PROBLEM TO SOLVE – Answer with one number: the count of lines in the listing below that hold the word "image".

RECORDS FOR THE TASK –
◆ ◆ ◆ ◆ ◆ ◆ ◆

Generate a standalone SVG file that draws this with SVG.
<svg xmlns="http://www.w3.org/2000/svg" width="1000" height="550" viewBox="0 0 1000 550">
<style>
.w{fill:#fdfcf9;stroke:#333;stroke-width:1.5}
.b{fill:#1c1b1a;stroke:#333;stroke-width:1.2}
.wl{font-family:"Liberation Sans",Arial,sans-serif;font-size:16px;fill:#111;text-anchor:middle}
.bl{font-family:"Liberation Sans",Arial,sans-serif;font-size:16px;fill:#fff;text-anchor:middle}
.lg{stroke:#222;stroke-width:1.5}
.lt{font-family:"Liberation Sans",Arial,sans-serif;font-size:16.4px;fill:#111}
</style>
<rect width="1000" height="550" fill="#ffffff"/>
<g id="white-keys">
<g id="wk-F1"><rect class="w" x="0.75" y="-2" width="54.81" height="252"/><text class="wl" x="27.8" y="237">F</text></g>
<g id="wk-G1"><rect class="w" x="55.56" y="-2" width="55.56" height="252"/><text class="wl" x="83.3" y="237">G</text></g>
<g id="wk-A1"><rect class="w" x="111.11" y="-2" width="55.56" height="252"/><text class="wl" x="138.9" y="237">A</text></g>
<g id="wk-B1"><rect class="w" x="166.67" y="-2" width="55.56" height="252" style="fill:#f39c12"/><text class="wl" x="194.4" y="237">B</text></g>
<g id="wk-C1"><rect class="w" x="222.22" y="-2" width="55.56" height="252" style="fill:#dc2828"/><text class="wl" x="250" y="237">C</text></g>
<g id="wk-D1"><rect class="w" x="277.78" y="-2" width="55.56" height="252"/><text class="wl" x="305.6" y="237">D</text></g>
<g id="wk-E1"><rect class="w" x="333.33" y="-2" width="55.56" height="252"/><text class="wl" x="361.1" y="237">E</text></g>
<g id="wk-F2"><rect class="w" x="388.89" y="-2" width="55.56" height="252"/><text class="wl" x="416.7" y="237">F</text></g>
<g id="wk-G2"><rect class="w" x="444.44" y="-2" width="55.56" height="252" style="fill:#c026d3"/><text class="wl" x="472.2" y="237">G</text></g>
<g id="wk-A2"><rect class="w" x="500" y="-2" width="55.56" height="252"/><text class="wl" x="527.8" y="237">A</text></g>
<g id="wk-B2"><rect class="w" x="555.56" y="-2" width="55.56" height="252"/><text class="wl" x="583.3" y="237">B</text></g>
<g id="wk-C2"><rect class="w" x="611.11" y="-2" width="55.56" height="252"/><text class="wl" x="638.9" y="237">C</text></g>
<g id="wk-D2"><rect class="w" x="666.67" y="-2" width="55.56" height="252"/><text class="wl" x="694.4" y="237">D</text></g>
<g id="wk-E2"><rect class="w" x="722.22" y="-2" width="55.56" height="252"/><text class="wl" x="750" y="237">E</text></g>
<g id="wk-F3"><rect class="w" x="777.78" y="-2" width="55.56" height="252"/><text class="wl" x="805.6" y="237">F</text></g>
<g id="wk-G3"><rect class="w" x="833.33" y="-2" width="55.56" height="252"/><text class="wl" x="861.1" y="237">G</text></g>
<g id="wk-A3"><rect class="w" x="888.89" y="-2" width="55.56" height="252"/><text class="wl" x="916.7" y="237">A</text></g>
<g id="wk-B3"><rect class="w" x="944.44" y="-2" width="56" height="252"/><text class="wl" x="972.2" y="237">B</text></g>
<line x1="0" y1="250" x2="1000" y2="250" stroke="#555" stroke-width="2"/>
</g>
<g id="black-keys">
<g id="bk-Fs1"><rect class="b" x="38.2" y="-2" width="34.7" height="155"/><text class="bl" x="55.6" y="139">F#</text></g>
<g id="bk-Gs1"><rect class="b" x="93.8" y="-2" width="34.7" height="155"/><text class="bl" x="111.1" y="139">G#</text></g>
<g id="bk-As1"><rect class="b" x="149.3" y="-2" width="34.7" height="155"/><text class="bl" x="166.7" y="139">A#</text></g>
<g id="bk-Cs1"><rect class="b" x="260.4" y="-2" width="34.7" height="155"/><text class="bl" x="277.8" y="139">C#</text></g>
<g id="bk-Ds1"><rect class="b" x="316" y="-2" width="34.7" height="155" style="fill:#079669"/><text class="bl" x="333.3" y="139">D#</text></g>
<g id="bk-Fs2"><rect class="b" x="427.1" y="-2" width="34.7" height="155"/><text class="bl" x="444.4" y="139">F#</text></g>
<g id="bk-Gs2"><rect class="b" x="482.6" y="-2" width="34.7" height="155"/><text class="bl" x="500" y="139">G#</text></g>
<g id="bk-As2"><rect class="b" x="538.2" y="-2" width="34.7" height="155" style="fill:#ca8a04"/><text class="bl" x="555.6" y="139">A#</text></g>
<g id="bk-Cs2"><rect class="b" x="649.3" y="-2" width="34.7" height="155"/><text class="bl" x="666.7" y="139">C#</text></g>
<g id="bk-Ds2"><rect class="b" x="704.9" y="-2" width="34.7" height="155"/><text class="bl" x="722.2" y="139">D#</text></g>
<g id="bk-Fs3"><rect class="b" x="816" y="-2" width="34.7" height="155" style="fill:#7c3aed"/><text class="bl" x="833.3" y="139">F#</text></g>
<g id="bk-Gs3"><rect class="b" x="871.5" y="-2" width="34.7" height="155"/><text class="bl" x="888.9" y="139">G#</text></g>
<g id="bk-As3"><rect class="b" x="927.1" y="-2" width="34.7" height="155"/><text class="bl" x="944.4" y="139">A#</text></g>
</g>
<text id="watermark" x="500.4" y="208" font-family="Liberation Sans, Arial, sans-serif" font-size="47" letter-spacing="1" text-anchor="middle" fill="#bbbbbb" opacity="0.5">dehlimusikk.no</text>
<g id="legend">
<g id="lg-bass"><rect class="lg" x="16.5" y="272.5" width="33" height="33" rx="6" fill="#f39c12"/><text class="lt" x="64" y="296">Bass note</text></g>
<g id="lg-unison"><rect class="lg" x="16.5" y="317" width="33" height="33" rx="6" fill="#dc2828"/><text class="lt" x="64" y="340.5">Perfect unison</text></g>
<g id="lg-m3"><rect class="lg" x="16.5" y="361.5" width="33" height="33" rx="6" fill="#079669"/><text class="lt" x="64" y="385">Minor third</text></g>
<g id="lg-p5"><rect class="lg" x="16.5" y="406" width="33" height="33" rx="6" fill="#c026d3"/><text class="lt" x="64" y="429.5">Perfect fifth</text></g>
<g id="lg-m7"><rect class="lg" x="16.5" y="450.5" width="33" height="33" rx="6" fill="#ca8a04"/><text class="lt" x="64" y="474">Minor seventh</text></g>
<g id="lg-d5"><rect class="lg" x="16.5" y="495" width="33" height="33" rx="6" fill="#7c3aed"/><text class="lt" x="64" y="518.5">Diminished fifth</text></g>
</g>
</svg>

◆ ◆ ◆ ◆ ◆ ◆ ◆

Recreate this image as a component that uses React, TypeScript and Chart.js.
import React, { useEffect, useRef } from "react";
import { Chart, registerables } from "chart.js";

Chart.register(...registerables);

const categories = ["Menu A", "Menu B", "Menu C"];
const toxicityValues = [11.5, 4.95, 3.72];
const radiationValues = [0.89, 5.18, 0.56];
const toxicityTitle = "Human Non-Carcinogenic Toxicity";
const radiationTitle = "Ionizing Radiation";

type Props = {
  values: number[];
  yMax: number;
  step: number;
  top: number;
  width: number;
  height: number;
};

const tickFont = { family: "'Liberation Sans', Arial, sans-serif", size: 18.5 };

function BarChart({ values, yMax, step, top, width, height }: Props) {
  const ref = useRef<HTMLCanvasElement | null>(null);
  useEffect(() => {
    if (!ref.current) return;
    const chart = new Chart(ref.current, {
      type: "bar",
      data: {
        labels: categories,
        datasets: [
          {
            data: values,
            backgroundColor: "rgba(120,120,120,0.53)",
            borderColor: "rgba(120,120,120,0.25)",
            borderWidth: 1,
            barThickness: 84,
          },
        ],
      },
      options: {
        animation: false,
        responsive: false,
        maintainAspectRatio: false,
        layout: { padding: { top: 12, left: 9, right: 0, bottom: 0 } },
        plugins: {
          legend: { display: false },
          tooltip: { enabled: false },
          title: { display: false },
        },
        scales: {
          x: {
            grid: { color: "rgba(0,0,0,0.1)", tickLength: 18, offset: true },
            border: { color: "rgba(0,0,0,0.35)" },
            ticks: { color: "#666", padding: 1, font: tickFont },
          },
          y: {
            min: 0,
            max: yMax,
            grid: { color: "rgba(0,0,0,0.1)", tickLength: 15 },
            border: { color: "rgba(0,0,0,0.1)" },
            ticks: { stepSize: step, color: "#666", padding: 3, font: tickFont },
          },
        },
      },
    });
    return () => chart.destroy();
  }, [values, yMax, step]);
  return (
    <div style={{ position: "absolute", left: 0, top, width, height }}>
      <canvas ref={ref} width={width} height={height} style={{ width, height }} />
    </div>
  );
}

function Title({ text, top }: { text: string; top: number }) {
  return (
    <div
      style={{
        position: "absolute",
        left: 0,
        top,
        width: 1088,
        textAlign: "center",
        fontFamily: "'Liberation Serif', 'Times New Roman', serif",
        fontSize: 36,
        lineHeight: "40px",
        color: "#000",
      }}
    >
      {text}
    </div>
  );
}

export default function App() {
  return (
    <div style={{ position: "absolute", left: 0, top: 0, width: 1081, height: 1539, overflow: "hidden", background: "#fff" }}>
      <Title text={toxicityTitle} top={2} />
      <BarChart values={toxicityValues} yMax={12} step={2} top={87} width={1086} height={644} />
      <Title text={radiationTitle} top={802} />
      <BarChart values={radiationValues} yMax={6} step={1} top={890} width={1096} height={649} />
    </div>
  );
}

◆ ◆ ◆ ◆ ◆ ◆ ◆

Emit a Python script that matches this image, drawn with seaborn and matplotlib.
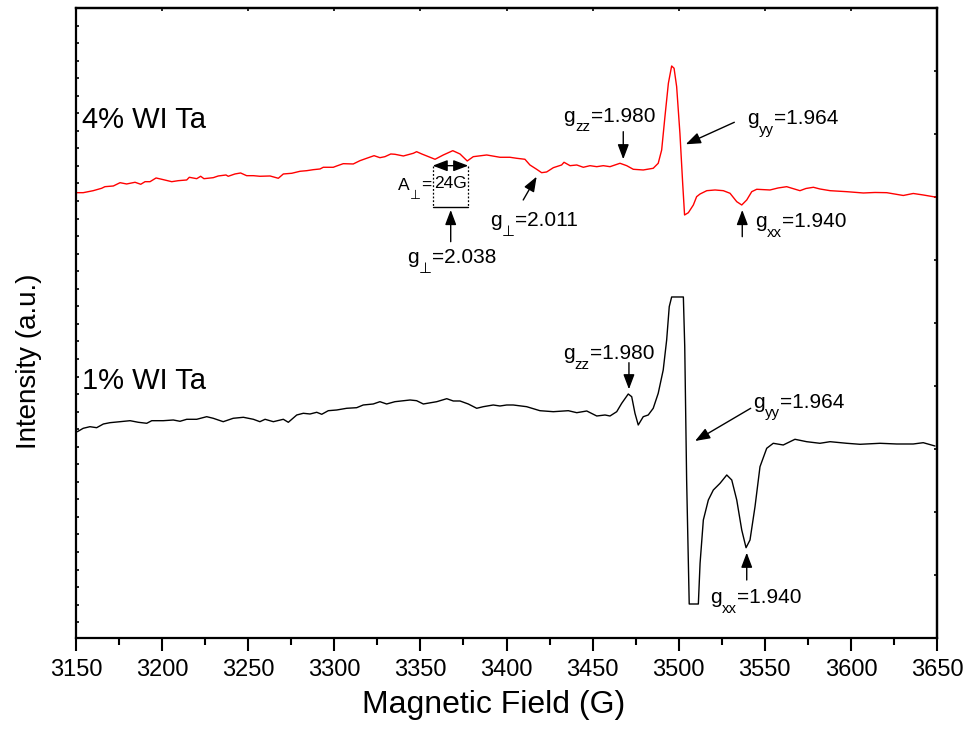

◆ ◆ ◆ ◆ ◆ ◆ ◆

THE RESULT – 2